(concurring in part; dissenting in part). I concur in part with Justice Levin’s opinion. Count V of plaintiff’s complaint states a claim upon which relief may be granted against the City of Detroit and Detroit General Hospital. See Parker v Highland Park, 404 Mich 183, 196; 273 NW2d 413 (1978) (Blair Moody, Jr., J., concurring).
Further, a claim is stated in Count IV against the defendant vehicle owner where plaintiff asserts that employees of a governmental agency negligently operated a government-owned motor vehicle. MCL 691.1405; MSA 3.996(105). The pleadings state a claim in avoidance of immunity. Whether the facts, once developed, will demonstrate negligent operation of a government-owned *84motor vehicle must be left to the further proceedings on remand.
Count III also states a claim against the County of Wayne under the public building exception to the governmental tort liability act. MCL 691.1406; MSA 3.996(106).
However, plaintiff fails to state a cause of action against the defendants under Count II of his complaint. The operation of a county jail is essentially a governmental function. The county is, therefore, immune under this claim. See Parker, supra; Perry v Kalamazoo State Hospital, 404 Mich 205; 273 NW2d 421 (1978). In addition, the officers and employees of the county, while acting within the scope of their employment maintaining a jail, primarily are performing essential public duties. Thus, they are immune from alleged negligent actions or selection of personnel. See Bush v Oscoda Area Schools, 405 Mich 716; 275 NW2d 268 (1979).

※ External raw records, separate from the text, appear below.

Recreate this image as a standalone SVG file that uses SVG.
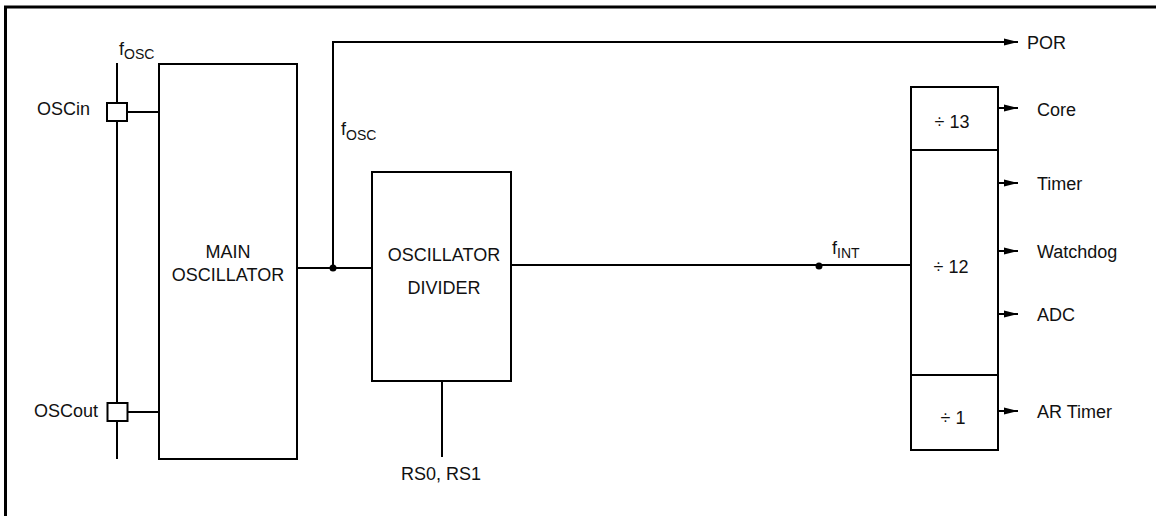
<svg xmlns="http://www.w3.org/2000/svg" width="1156" height="516" viewBox="0 0 1156 516">
<style>
text{font-family:"Liberation Sans",Arial,sans-serif;font-size:18px;fill:#111}
.sub{font-size:14px}
.box{fill:#fff;stroke:#000;stroke-width:2}
.w{fill:none;stroke:#000;stroke-width:2}
.c{text-anchor:middle}
.e{text-anchor:end}
</style>
<defs>
<marker id="ah" markerUnits="userSpaceOnUse" markerWidth="14" markerHeight="8" refX="14" refY="4" orient="auto">
<path d="M0,0.5 L14,4 L0,7.5 z" fill="#000"/>
</marker>
</defs>
<rect width="1156" height="516" fill="#fff"/>
<g id="frame">
<path d="M5.5,516 V7 H1156" fill="none" stroke="#000" stroke-width="3"/>
</g>
<g id="connectors">
<path class="w" d="M117,63 V459"/>
<path class="w" d="M128,112 H159"/>
<path class="w" d="M128,412 H159"/>
<path class="w" d="M297,268 H372"/>
<path class="w" d="M333,268 V42 H1018" marker-end="url(#ah)"/>
<path class="w" d="M511,265 H911"/>
<path class="w" d="M442,381 V457"/>
<circle cx="333" cy="268" r="3.5"/>
<circle cx="819" cy="266" r="3.5"/>
<path class="w" d="M998,108 H1018" marker-end="url(#ah)"/>
<path class="w" d="M998,183 H1018" marker-end="url(#ah)"/>
<path class="w" d="M998,251 H1018" marker-end="url(#ah)"/>
<path class="w" d="M998,314 H1018" marker-end="url(#ah)"/>
<path class="w" d="M998,411 H1018" marker-end="url(#ah)"/>
</g>
<g id="osc-in">
<rect class="box" x="107" y="103" width="20" height="18"/>
<text class="e" x="90" y="115">OSCin</text>
</g>
<g id="osc-out">
<rect class="box" x="107.5" y="403" width="20" height="18"/>
<text class="e" x="98" y="417">OSCout</text>
</g>
<g id="fosc-label-top">
<text x="119" y="55">f<tspan class="sub" dy="4">OSC</tspan></text>
</g>
<g id="main-oscillator">
<rect class="box" x="159" y="64" width="138" height="395"/>
<text class="c" x="228" y="258">MAIN</text>
<text class="c" x="228" y="281">OSCILLATOR</text>
</g>
<g id="fosc-label-mid">
<text x="341" y="135">f<tspan class="sub" dy="5">OSC</tspan></text>
</g>
<g id="oscillator-divider">
<rect class="box" x="372" y="172" width="139" height="209"/>
<text class="c" x="444" y="261">OSCILLATOR</text>
<text class="c" x="444" y="294">DIVIDER</text>
</g>
<g id="rs-label">
<text class="c" x="441" y="480">RS0, RS1</text>
</g>
<g id="fint-label">
<text x="832" y="254">f<tspan class="sub" dy="4">INT</tspan></text>
</g>
<g id="divider-chain">
<rect class="box" x="911" y="87" width="87" height="363"/>
<path class="w" d="M910,150 H998 M911,375 H998"/>
<text class="c" x="952" y="128">÷ 13</text>
<text class="c" x="951" y="273">÷ 12</text>
<text class="c" x="953" y="424">÷ 1</text>
</g>
<g id="outputs">
<text x="1027" y="49">POR</text>
<text x="1037" y="116">Core</text>
<text x="1037" y="190">Timer</text>
<text x="1037" y="258">Watchdog</text>
<text x="1037" y="321">ADC</text>
<text x="1037" y="418">AR Timer</text>
</g>
</svg>
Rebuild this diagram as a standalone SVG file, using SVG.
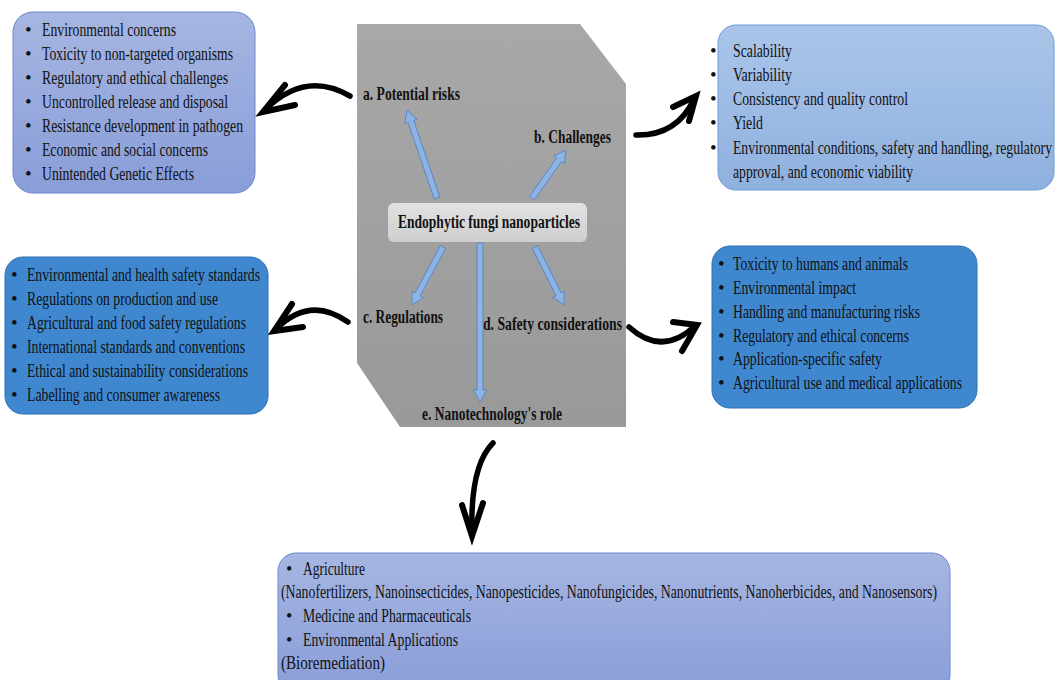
<svg xmlns="http://www.w3.org/2000/svg" width="1055" height="680" viewBox="0 0 1055 680">
<defs>
<linearGradient id="gGray" x1="0" y1="0" x2="0" y2="1"><stop offset="0" stop-color="#a8a8a8"/><stop offset="1" stop-color="#999999"/></linearGradient>
<linearGradient id="gLav" x1="0" y1="0" x2="0" y2="1"><stop offset="0" stop-color="#a6b6e2"/><stop offset="1" stop-color="#899dd8"/></linearGradient>
<linearGradient id="gSky" x1="0" y1="0" x2="0" y2="1"><stop offset="0" stop-color="#abc5e9"/><stop offset="1" stop-color="#8fb1df"/></linearGradient>
<linearGradient id="gCenter" x1="0" y1="0" x2="0" y2="1"><stop offset="0" stop-color="#e2e2e2"/><stop offset="1" stop-color="#cfcfcf"/></linearGradient>
<style>
.t{font-family:"Liberation Serif","Times New Roman",serif;font-size:19px;fill:#111}
.tb{font-family:"Liberation Serif","Times New Roman",serif;font-size:18px;font-weight:bold;fill:#111}
.ts{font-family:"Liberation Serif","Times New Roman",serif;font-size:18px;fill:#111}
.blk{fill:none;stroke:#000;stroke-width:5.5;stroke-linecap:round}
.head{fill:none;stroke:#000;stroke-width:6;stroke-linecap:round;stroke-linejoin:miter}
.ba{fill:#8db3e2;stroke:#5b87c5;stroke-width:1}
</style>
</defs>
<rect width="1055" height="680" fill="#ffffff"/>

<g id="panel">
<polygon points="357,24 580,24 626,84 626,427 400,427 357,363" fill="url(#gGray)"/>
</g>

<g id="center">
<rect x="388" y="203" width="199" height="39" rx="6" fill="url(#gCenter)"/>
<text class="tb" x="398" y="228" textLength="182" lengthAdjust="spacingAndGlyphs">Endophytic fungi nanoparticles</text>
</g>

<g id="label-a"><text class="tb" x="363" y="100" textLength="97" lengthAdjust="spacingAndGlyphs">a. Potential risks</text></g>
<g id="label-b"><text class="tb" x="534" y="143" textLength="77" lengthAdjust="spacingAndGlyphs">b. Challenges</text></g>
<g id="label-c"><text class="tb" x="363" y="323" textLength="80" lengthAdjust="spacingAndGlyphs">c. Regulations</text></g>
<g id="label-d"><text class="tb" x="483" y="330" textLength="139" lengthAdjust="spacingAndGlyphs">d. Safety considerations</text></g>
<g id="label-e"><text class="tb" x="422" y="420" textLength="140" lengthAdjust="spacingAndGlyphs">e. Nanotechnology's role</text></g>

<g id="box-risks">
<rect x="13" y="12" width="242" height="181" rx="20" fill="url(#gLav)" stroke="#6f89d0" stroke-width="1"/>
<text class="t" x="25" y="36">•</text><text class="t" x="42" y="36" textLength="134" lengthAdjust="spacingAndGlyphs">Environmental concerns</text>
<text class="t" x="25" y="60">•</text><text class="t" x="42" y="60" textLength="191" lengthAdjust="spacingAndGlyphs">Toxicity to non-targeted organisms</text>
<text class="t" x="25" y="84">•</text><text class="t" x="42" y="84" textLength="186" lengthAdjust="spacingAndGlyphs">Regulatory and ethical challenges</text>
<text class="t" x="25" y="108">•</text><text class="t" x="42" y="108" textLength="186" lengthAdjust="spacingAndGlyphs">Uncontrolled release and disposal</text>
<text class="t" x="25" y="132">•</text><text class="t" x="42" y="132" textLength="201" lengthAdjust="spacingAndGlyphs">Resistance development in pathogen</text>
<text class="t" x="25" y="156">•</text><text class="t" x="42" y="156" textLength="166" lengthAdjust="spacingAndGlyphs">Economic and social concerns</text>
<text class="t" x="25" y="180">•</text><text class="t" x="42" y="180" textLength="152" lengthAdjust="spacingAndGlyphs">Unintended Genetic Effects</text>
</g>

<g id="box-challenges">
<rect x="718" y="25" width="336" height="165" rx="18" fill="url(#gSky)" stroke="#6b9dd6" stroke-width="1"/>
<text class="t" x="710" y="57">•</text><text class="t" x="733" y="57" textLength="59" lengthAdjust="spacingAndGlyphs">Scalability</text>
<text class="t" x="710" y="81">•</text><text class="t" x="733" y="81" textLength="59" lengthAdjust="spacingAndGlyphs">Variability</text>
<text class="t" x="710" y="105">•</text><text class="t" x="733" y="105" textLength="175" lengthAdjust="spacingAndGlyphs">Consistency and quality control</text>
<text class="t" x="710" y="129">•</text><text class="t" x="733" y="129" textLength="30" lengthAdjust="spacingAndGlyphs">Yield</text>
<text class="t" x="710" y="154">•</text><text class="t" x="733" y="154" textLength="319" lengthAdjust="spacingAndGlyphs">Environmental conditions, safety and handling, regulatory</text>
<text class="t" x="733" y="178" textLength="180" lengthAdjust="spacingAndGlyphs">approval, and economic viability</text>
</g>

<g id="box-regulations">
<rect x="5" y="257" width="263" height="157" rx="18" fill="#3f88d0" stroke="#2f6fb3" stroke-width="1"/>
<text class="t" x="11" y="281">•</text><text class="t" x="27" y="281" textLength="233" lengthAdjust="spacingAndGlyphs">Environmental and health safety standards</text>
<text class="t" x="11" y="305">•</text><text class="t" x="27" y="305" textLength="191" lengthAdjust="spacingAndGlyphs">Regulations on production and use</text>
<text class="t" x="11" y="329">•</text><text class="t" x="27" y="329" textLength="219" lengthAdjust="spacingAndGlyphs">Agricultural and food safety regulations</text>
<text class="t" x="11" y="353">•</text><text class="t" x="27" y="353" textLength="218" lengthAdjust="spacingAndGlyphs">International standards and conventions</text>
<text class="t" x="11" y="377">•</text><text class="t" x="27" y="377" textLength="221" lengthAdjust="spacingAndGlyphs">Ethical and sustainability considerations</text>
<text class="t" x="11" y="401">•</text><text class="t" x="27" y="401" textLength="193" lengthAdjust="spacingAndGlyphs">Labelling and consumer awareness</text>
</g>

<g id="box-safety">
<rect x="712" y="246" width="265" height="162" rx="18" fill="#3f88d0" stroke="#2f6fb3" stroke-width="1"/>
<text class="t" x="718" y="270">•</text><text class="t" x="733" y="270" textLength="175" lengthAdjust="spacingAndGlyphs">Toxicity to humans and animals</text>
<text class="t" x="718" y="294">•</text><text class="t" x="733" y="294" textLength="123" lengthAdjust="spacingAndGlyphs">Environmental impact</text>
<text class="t" x="718" y="318">•</text><text class="t" x="733" y="318" textLength="187" lengthAdjust="spacingAndGlyphs">Handling and manufacturing risks</text>
<text class="t" x="718" y="342">•</text><text class="t" x="733" y="342" textLength="176" lengthAdjust="spacingAndGlyphs">Regulatory and ethical concerns</text>
<text class="t" x="718" y="365">•</text><text class="t" x="733" y="365" textLength="149" lengthAdjust="spacingAndGlyphs">Application-specific safety</text>
<text class="t" x="718" y="389">•</text><text class="t" x="733" y="389" textLength="229" lengthAdjust="spacingAndGlyphs">Agricultural use and medical applications</text>
</g>

<g id="box-role">
<rect x="278" y="553" width="672" height="140" rx="18" fill="url(#gLav)" stroke="#6f89d0" stroke-width="1"/>
<text class="ts" x="286" y="575">•</text><text class="ts" x="303" y="575" textLength="62" lengthAdjust="spacingAndGlyphs">Agriculture</text>
<text class="ts" x="281" y="598" textLength="656" lengthAdjust="spacingAndGlyphs">(Nanofertilizers, Nanoinsecticides, Nanopesticides, Nanofungicides, Nanonutrients, Nanoherbicides, and Nanosensors)</text>
<text class="ts" x="286" y="622">•</text><text class="ts" x="303" y="622" textLength="168" lengthAdjust="spacingAndGlyphs">Medicine and Pharmaceuticals</text>
<text class="ts" x="286" y="646">•</text><text class="ts" x="303" y="646" textLength="155" lengthAdjust="spacingAndGlyphs">Environmental Applications</text>
<text class="ts" x="281" y="669" textLength="104" lengthAdjust="spacingAndGlyphs">(Bioremediation)</text>
</g>

<g id="connectors">
<polygon class="ba" points="439.84,197.03 413.71,120.39 417.02,119.26 407,110 404.72,123.46 408.03,122.33 434.16,198.97"/>
<polygon class="ba" points="534.45,199.73 561.51,161.52 564.36,163.55 566,150 553.76,156.03 556.61,158.06 529.55,196.27"/>
<polygon class="ba" points="445.65,248.41 420.31,295.83 423.39,297.48 412,305 411.93,291.36 415.01,293.01 440.35,245.59"/>
<polygon class="ba" points="537.68,245.66 561.31,292.93 564.44,291.36 564,305 552.82,297.18 555.95,295.61 532.32,248.34"/>
<polygon class="ba" points="483,243 483,390 486.5,390 480,402 473.5,390 477,390 477,243"/>

<path class="blk" d="M350,96 Q305,70 265,110"/>
<polyline class="head" points="285,85 263,112 295,105"/>

<path class="blk" d="M636,135 Q677,136 694,99"/>
<polyline class="head" points="673,107 696,96 689,121"/>

<path class="blk" d="M348,322 Q310,295 276,329"/>
<polyline class="head" points="292,304 274,331 303,327"/>

<path class="blk" d="M629,327 Q662,357 695,326"/>
<polyline class="head" points="673,322 697,325 682,351"/>

<path class="blk" d="M493,443 Q470,466 472,533"/>
<polyline class="head" points="462,505 472,536 483,503"/>
</g>
</svg>
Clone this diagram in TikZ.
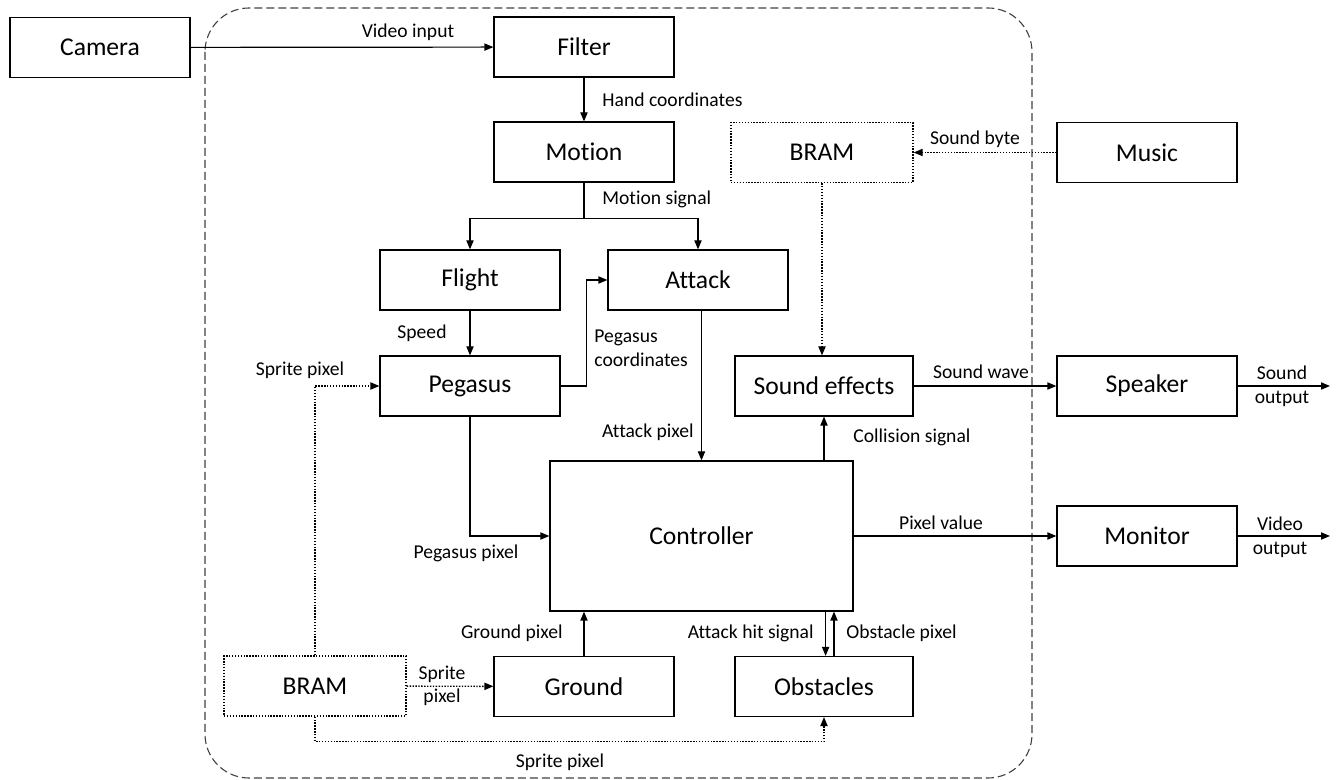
\documentclass[tikz,border=0pt]{standalone}
\usepackage{fontspec}
\setmainfont{Carlito}[Ligatures=NoCommon]
\usetikzlibrary{arrows.meta}
\begin{document}
\begin{tikzpicture}[x=0.5pt,y=-0.5pt,
  blk/.style={draw,line width=0.6pt,minimum width=90pt,minimum height=30pt,inner sep=0pt,
    font=\fontsize{12.8}{15}\selectfont},
  mem/.style={blk,line width=0.7pt,dash pattern=on 0.7pt off 0.75pt},
  lbl/.style={inner sep=0pt,font=\fontsize{9.8}{11.8}\selectfont,align=center},
  wire/.style={line width=0.6pt,-{Triangle[length=4.5pt,width=3.6pt]}},
  dwire/.style={wire,line width=0.7pt,dash pattern=on 0.7pt off 0.75pt},
  plain/.style={line width=0.6pt},
  fpga/.style={draw=black!75,line width=0.55pt,dash pattern=on 4pt off 2pt,rounded corners=22pt}
]
\useasboundingbox (0,0) rectangle (1340,780);

% FPGA boundary
\draw[fpga] (205,8) rectangle (1032,778);

% blocks
\node[blk] (camera)   at (100,47.5)  {Camera};
\node[blk] (filter)   at (584,47)    {Filter};
\node[blk] (motion)   at (584,152)   {Motion};
\node[blk] (flight)   at (470,280)   {Flight};
\node[blk] (attack)   at (698,280)   {Attack};
\node[blk] (pegasus)  at (470,386)   {Pegasus};
\node[mem,minimum width=91pt] (bramtop) at (822,152.5) {BRAM};
\node[blk] (music)    at (1147,152.5) {Music};
\node[blk,minimum width=89pt] (sfx) at (824,386) {Sound effects};
\node[blk] (speaker)  at (1147,386)  {Speaker};
\node[blk,minimum width=151.5pt,minimum height=75pt] (controller) at (701.5,536) {Controller};
\node[blk] (monitor)  at (1147,536)  {Monitor};
\node[mem,minimum width=91pt] (brambot) at (315,686) {BRAM};
\node[blk] (ground)   at (584,686.5) {Ground};
\node[blk,minimum width=89pt] (obstacles) at (824,686.5) {Obstacles};

\coordinate (sndout) at (1330,386);
\coordinate (vidout) at (1330,536);

% solid connectors
\draw[wire] (camera) -- (filter);
\draw[wire] (filter) -- (motion);
\draw[plain] (motion.south) -- ++(0,36) coordinate (split);
\draw[wire] (split) -| (flight.north);
\draw[wire] (split) -| (attack.north);
\draw[wire] (flight) -- (pegasus);
\draw[wire] (pegasus.east) -- ++(26,0) |- (attack.west);
\draw[wire] (controller.north |- attack.south) -- (controller.north);
\draw[wire] (pegasus.south) |- (controller.west);
\draw[wire] (ground.north) -- (ground.north |- controller.south);
\draw[wire] ([xshift=0.8pt]obstacles.north |- controller.south) -- ([xshift=0.8pt]obstacles.north);
\draw[wire] ([xshift=5pt]obstacles.north) -- ([xshift=5pt]obstacles.north |- controller.south);
\draw[wire] (sfx.south |- controller.north) -- (sfx.south);
\draw[wire] (sfx) -- (speaker);
\draw[wire] (speaker) -- (sndout);
\draw[wire] (controller) -- (monitor);
\draw[wire] (monitor) -- (vidout);

% memory connectors
\draw[dwire] (music) -- (bramtop);
\draw[dwire] (bramtop.south) -- (bramtop.south |- sfx.north);
\draw[dwire] (brambot.north) |- (pegasus.west);
\draw[dwire] (brambot) -- (ground);
\draw[dwire] (brambot.south) -- ++(0,25) -| (obstacles.south);

% signal labels
\node[lbl] (lvid)   at (408,32)  {Video input};
\node[lbl,anchor=west] (lhand) at (602,100) {Hand coordinates};
\node[lbl,anchor=west] (lmot)  at (602,199) {Motion signal};
\node[lbl] (lspeed) at (422,333) {Speed};
\node[lbl,anchor=west,align=left] (lpegc) at (594,348) {Pegasus\\coordinates};
\node[lbl] (lspr1)  at (300,370) {Sprite pixel};
\node[lbl,anchor=east] (latt) at (694,432) {Attack pixel};
\node[lbl,anchor=west] (lcol) at (853,437) {Collision signal};
\node[lbl] (lwave)  at (981,372) {Sound wave};
\node[lbl] (lsout)  at (1282,386) {Sound\\output};
\node[lbl] (lpix)   at (941,523) {Pixel value};
\node[lbl] (lvout)  at (1280,537) {Video\\output};
\node[lbl] (lpegp)  at (466,553) {Pegasus pixel};
\node[lbl,anchor=east] (lgnd) at (563,633) {Ground pixel};
\node[lbl,anchor=east] (lhit) at (814,633) {Attack hit signal};
\node[lbl,anchor=west] (lobs) at (846,633) {Obstacle pixel};
\node[lbl] (lspr2)  at (442,686) {Sprite\\pixel};
\node[lbl] (lspr3)  at (560,762) {Sprite pixel};
\node[lbl] (lbyte)  at (975,139) {Sound byte};
\end{tikzpicture}
\end{document}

Finally, in Count I, plaintiff has properly pled a cause of action for intentional infliction of injury by unknown officers against the defendant Wayne County. However, no intentional acts were alleged to have been committed or condoned by the sheriff or jail administrator. Accordingly, I would reinstate plaintiff’s Counts I, III, IV and V pursuant to this opinion and remand for trial.